The capture of the last territory controlled by the Islamic State on March 23 was far from a final victory over the movement, as U.S. commanders and diplomats were careful to emphasize. The jihadists retain thousands of fighters in clandestine cells scattered across Syria and Iraq, as well as affiliates in Afghanistan, Egypt, the Philippines, Libya, Burkina Faso and elsewhere. Nevertheless, the final elimination of a self-declared caliphate that once controlled a territory the size of Britain and ruled over as many as 12 million people is worth celebrating. It represents a victory not just for moderate forces in Syria and Iraq, which did most of the fighting, but for a U.S. military mission that succeeded with a light footprint and relatively low costs.

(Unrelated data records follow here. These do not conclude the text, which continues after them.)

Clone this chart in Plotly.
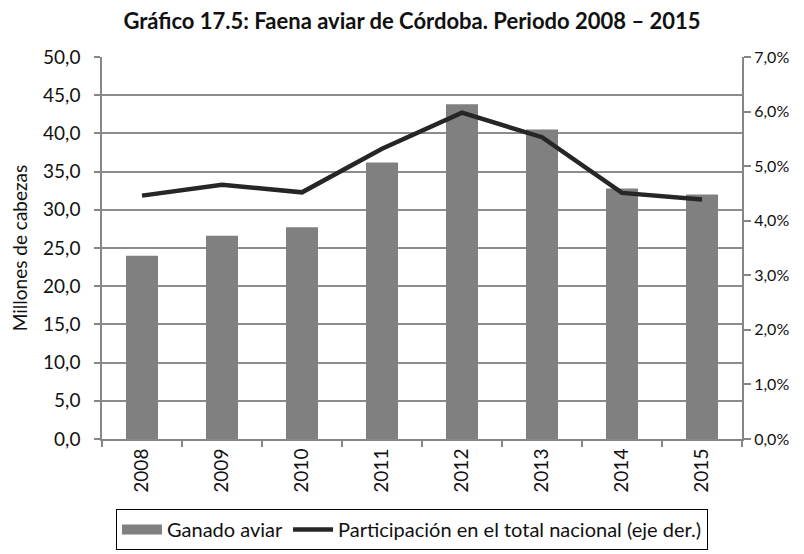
import plotly.graph_objects as go

years = ["2008", "2009", "2010", "2011", "2012", "2013", "2014", "2015"]
ganado = [24.0, 26.6, 27.7, 36.2, 43.8, 40.5, 32.8, 32.0]  # millones de cabezas
participacion = [0.0446, 0.0466, 0.0452, 0.0532, 0.0598, 0.0553, 0.0451, 0.0439]

FONT = "Lato, 'Open Sans', sans-serif"
AXIS_GREY = "#868686"
BAR_GREY = "#808080"
NBSP = "\u00a0"

# page body adds an 8px margin, so the plot box is laid out 8px up/left
PLOT_L, PLOT_R, PLOT_T, PLOT_B = 94, 734, 49, 433

fig = go.Figure()

fig.add_trace(go.Bar(
    x=years,
    y=ganado,
    name="Ganado aviar",
    marker=dict(color=BAR_GREY, line=dict(width=0)),
    showlegend=False,
))

# legend entry for the bars, drawn as a wide grey block like Excel does
fig.add_trace(go.Scatter(
    x=[None],
    y=[None],
    name="Ganado aviar",
    mode="lines",
    line=dict(color=BAR_GREY, width=13),
))

fig.add_trace(go.Scatter(
    x=years,
    y=participacion,
    name="Participación en el total nacional (eje der.)",
    mode="lines",
    line=dict(color="#262626", width=4.5),
    yaxis="y2",
))

fig.update_layout(
    width=804,
    height=554,
    margin=dict(l=PLOT_L, r=804 - PLOT_R, t=PLOT_T, b=554 - PLOT_B),
    paper_bgcolor="white",
    plot_bgcolor="white",
    separators=",.",
    font=dict(family=FONT, size=20, color="#111111"),
    bargap=0.6,
    title=dict(
        text="<b>Gráfico 17.5: Faena aviar de Córdoba. Periodo 2008 – 2015</b>",
        x=404 / 804, xanchor="center",
        y=1 - 13 / 554, yanchor="middle",
        font=dict(size=22, family=FONT, color="#111111"),
    ),
    xaxis=dict(
        type="category",
        tickangle=-90,
        ticks="outside",
        tickson="boundaries",
        ticklen=6,
        tickcolor=AXIS_GREY,
        tickwidth=1.5,
        showline=True,
        linecolor=AXIS_GREY,
        linewidth=2,
        showgrid=False,
        tickfont=dict(size=19),
    ),
    yaxis=dict(
        range=[0, 50],
        dtick=5,
        tickformat=".1f",
        ticksuffix=NBSP * 2,
        showgrid=True,
        gridcolor="#8c8c8c",
        gridwidth=1.5,
        showline=True,
        linecolor=AXIS_GREY,
        linewidth=2,
        ticks="outside",
        ticklen=6,
        tickcolor=AXIS_GREY,
        tickwidth=1.5,
        zeroline=False,
        title=dict(text="Millones de cabezas", font=dict(size=19), standoff=10),
        tickfont=dict(size=19),
    ),
    yaxis2=dict(
        overlaying="y",
        side="right",
        range=[0, 0.07],
        dtick=0.01,
        tickformat=".1%",
        showgrid=False,
        showline=True,
        linecolor=AXIS_GREY,
        linewidth=2,
        ticks="outside",
        ticklen=7,
        tickcolor=AXIS_GREY,
        tickwidth=1.5,
        zeroline=False,
        tickfont=dict(size=16),
    ),
    legend=dict(
        orientation="h",
        x=(404 - PLOT_L) / (PLOT_R - PLOT_L), xanchor="center",
        y=-(524 - PLOT_B) / (PLOT_B - PLOT_T), yanchor="middle",
        bordercolor="#000000",
        borderwidth=1,
        font=dict(size=20),
        traceorder="normal",
        itemwidth=40,
    ),
    showlegend=True,
)

fig.write_html("out.html")
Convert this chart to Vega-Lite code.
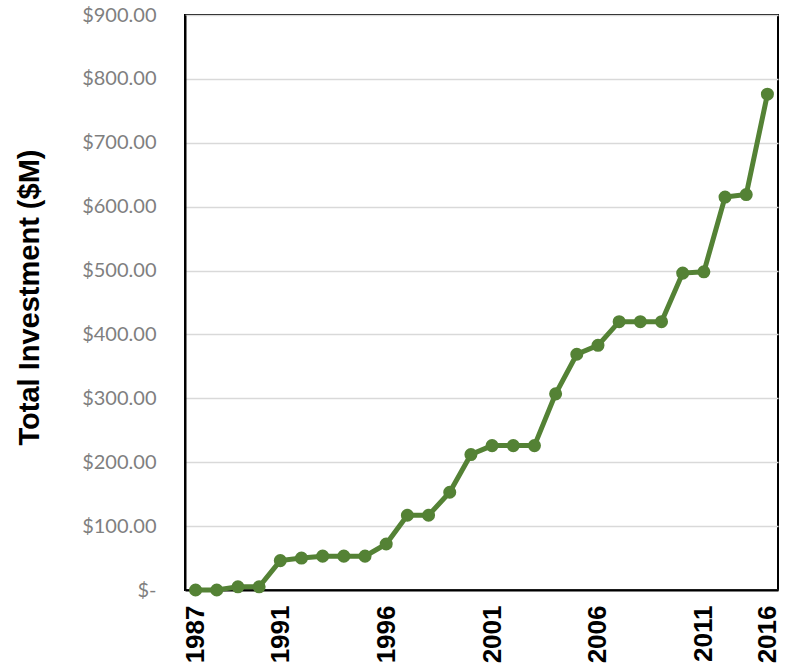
{
  "$schema": "https://vega.github.io/schema/vega-lite/v6.json",
  "width": 593,
  "height": 575,
  "autosize": {"type": "none"},
  "padding": {"left": 185, "top": 15, "right": 12, "bottom": 81},
  "background": "white",
  "config": {
    "view": {"stroke": "black", "strokeWidth": 2},
    "axis": {"domainColor": "black", "domainWidth": 2, "ticks": false, "grid": false}
  },
  "data": {
    "values": [
      {"year": "1987", "investment": 0},
      {"year": "1988", "investment": 0},
      {"year": "1989", "investment": 5},
      {"year": "1990", "investment": 5},
      {"year": "1991", "investment": 46},
      {"year": "1992", "investment": 50},
      {"year": "1993", "investment": 53},
      {"year": "1994", "investment": 53},
      {"year": "1995", "investment": 53},
      {"year": "1996", "investment": 72},
      {"year": "1997", "investment": 117},
      {"year": "1998", "investment": 117},
      {"year": "1999", "investment": 153},
      {"year": "2000", "investment": 212},
      {"year": "2001", "investment": 226},
      {"year": "2002", "investment": 226},
      {"year": "2003", "investment": 226},
      {"year": "2004", "investment": 307},
      {"year": "2005", "investment": 369},
      {"year": "2006", "investment": 383},
      {"year": "2007", "investment": 420},
      {"year": "2008", "investment": 420},
      {"year": "2009", "investment": 420},
      {"year": "2010", "investment": 496},
      {"year": "2011", "investment": 498},
      {"year": "2012", "investment": 615},
      {"year": "2014", "investment": 619},
      {"year": "2016", "investment": 776}
    ]
  },
  "encoding": {
    "x": {
      "field": "year",
      "type": "ordinal",
      "scale": {"type": "point", "padding": 0.5},
      "axis": {
        "title": null,
        "values": ["1987", "1991", "1996", "2001", "2006", "2011", "2016"],
        "labelAngle": -90,
        "labelFont": "Liberation Sans",
        "labelFontWeight": "bold",
        "labelFontSize": 26,
        "labelColor": "black",
        "labelPadding": 15,
        "labelOverlap": false
      }
    },
    "y": {
      "field": "investment",
      "type": "quantitative",
      "scale": {"domain": [0, 900], "nice": false},
      "axis": {
        "title": "Total Investment ($M)",
        "titleFont": "Liberation Sans",
        "titleFontWeight": "bold",
        "titleFontSize": 29,
        "titleColor": "black",
        "titleX": -141,
        "titleY": 282,
        "values": [0, 100, 200, 300, 400, 500, 600, 700, 800, 900],
        "labelExpr": "datum.value === 0 ? '$-  ' : '$' + format(datum.value, ',.2f')",
        "labelFont": "Lato",
        "labelFontSize": 20,
        "labelColor": "#7f7f7f",
        "labelPadding": 29,
        "grid": true,
        "gridColor": "#d9d9d9",
        "gridWidth": 1.5
      }
    }
  },
  "layer": [
    {"mark": {"type": "line", "color": "#548235", "strokeWidth": 5}},
    {"mark": {"type": "point", "filled": true, "opacity": 1, "color": "#548235", "size": 170}}
  ]
}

The rapid advance of Islamic State forces across Iraq in the summer of 2014 forced President Barack Obama to reverse his premature withdrawal of U.S. troops from the country. But the campaign that then unfolded in Iraq and later in Syria was dramatically different from the previous, troop-heavy wars in Iraq and Afghanistan. U.S. strategy was to partner with local forces that would take the lead on the ground, including elite elements of the Iraqi army and Kurdish-led forces in northern Iraq and eastern Syria. American troops in Iraq and Syria, mostly Special Operations forces and trainers, numbered in the single-digit thousands.